In addition to his insights and his memorable poetry, Shakespeare is widely credited with inventing many words and phrases that can’t be found further back in the historical record. But perhaps he’s been given too much credit as an originator of words and phrases. Dr. David McInnis, a Shakespeare lecturer at the University of Melbourne, says some of this fallacy is due to the Oxford English Dictionary’s early editors being “biased” towards Shakespeare, ignoring previous uses of certain phrases. Examples of phrases originally attributed to the Bard that can be found earlier include wild-goose chase and it’s Greek to me, according to McInnis’s research.

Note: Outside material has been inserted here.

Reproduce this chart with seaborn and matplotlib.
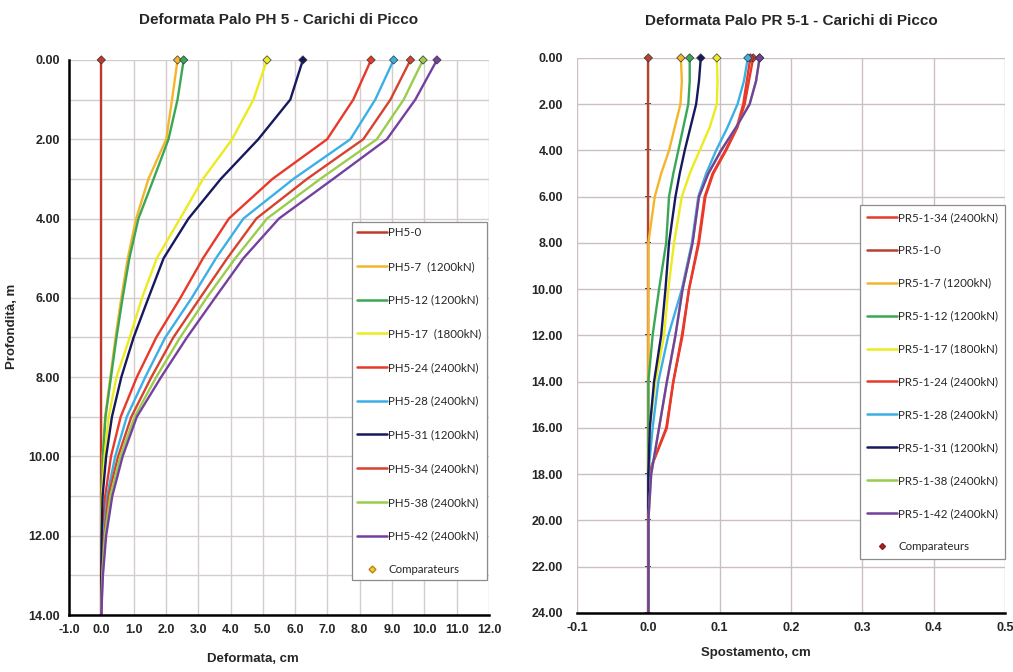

“So, did Shakespeare really invent all those words? No, not really. He invented some; more usually he came up with the most memorable combinations or uses; and frequently we can find earlier uses that the Oxford English Dictionary simply hasn’t cited yet. Shakespeare’s talent lies in his insights into human nature, his ability to tell great tales, his creation of wonderful characters – not just in any ability he may or may not have to coin new words,” McInnis explains to the Guardian.
For his part, the OED’s spokesperson acknowledged much of this to be true, and announced its own work towards revising some of these attributions, essentially coming to the same conclusion:
These reveal a wealth of evidence unseen by the dictionary’s original editors (who from the outset accepted any kind of text, literary or not, as valid evidence)…As part of the process, we have uncovered earlier evidence for many words and phrases previously attributed to Shakespeare.
Don’t worry about Shakespeare’s legacy, though: he’s still the forefather of the entire canon in English.